Building upon this discovery, Chen and his collaborators embarked on an investigation into the origin of charge order in nickelates, aiming to explore the similarities and differences of charge order between nickelates and cuprates. By employing density-functional-theory and dynamical-mean-field-theory calculations, a computational method used in condensed matter physics and materials science, the team revealed a distinctive charge-transfer-driven mechanism responsible for charge order in nickelates, which differs from the charge order mechanism observed in cuprates. Through a detailed modeling, the team associated the charge order mechanism in nickelates with the material’s conduction bands. Notably, in cuprates, these conduction bands do not serve the same function.

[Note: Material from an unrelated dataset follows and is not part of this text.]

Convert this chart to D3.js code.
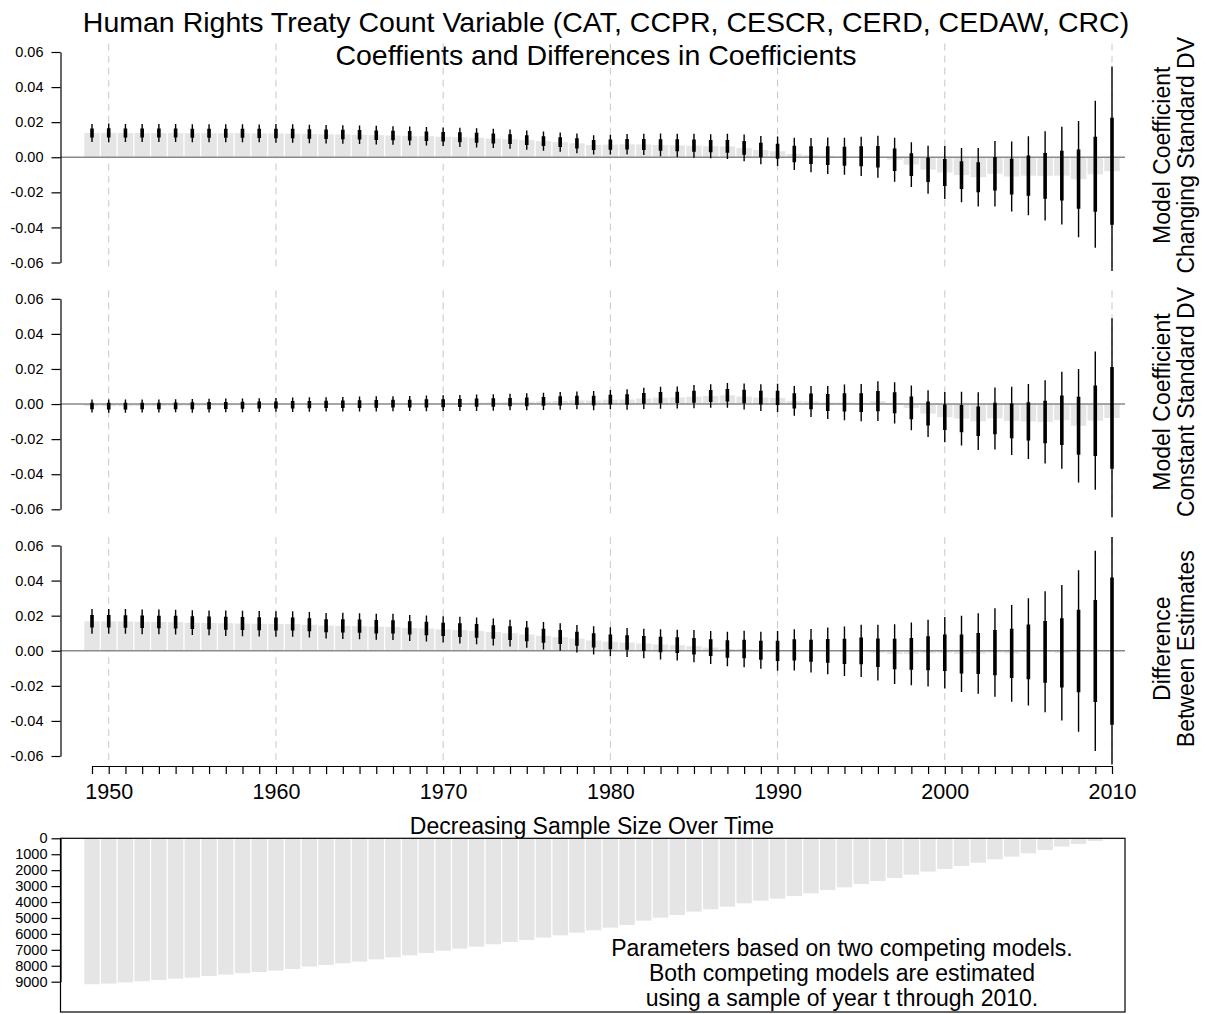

Chen said there is much more to learn about charge order and superconductivity in nickelates. "Whether this study implies that the superconductivity in the two materials may also be governed by different mechanisms, we don't yet have the answer. This will be the focus of our future research," said Chen.

Professor Chen Hanghui of NYU Shanghai, Professor Yang Yifeng from the Institute of Physics, Chinese Academy of Sciences, and Professor Zhang Guangming of Tsinghua University are the corresponding authors. Liu Hongquan ’23 participated in the research.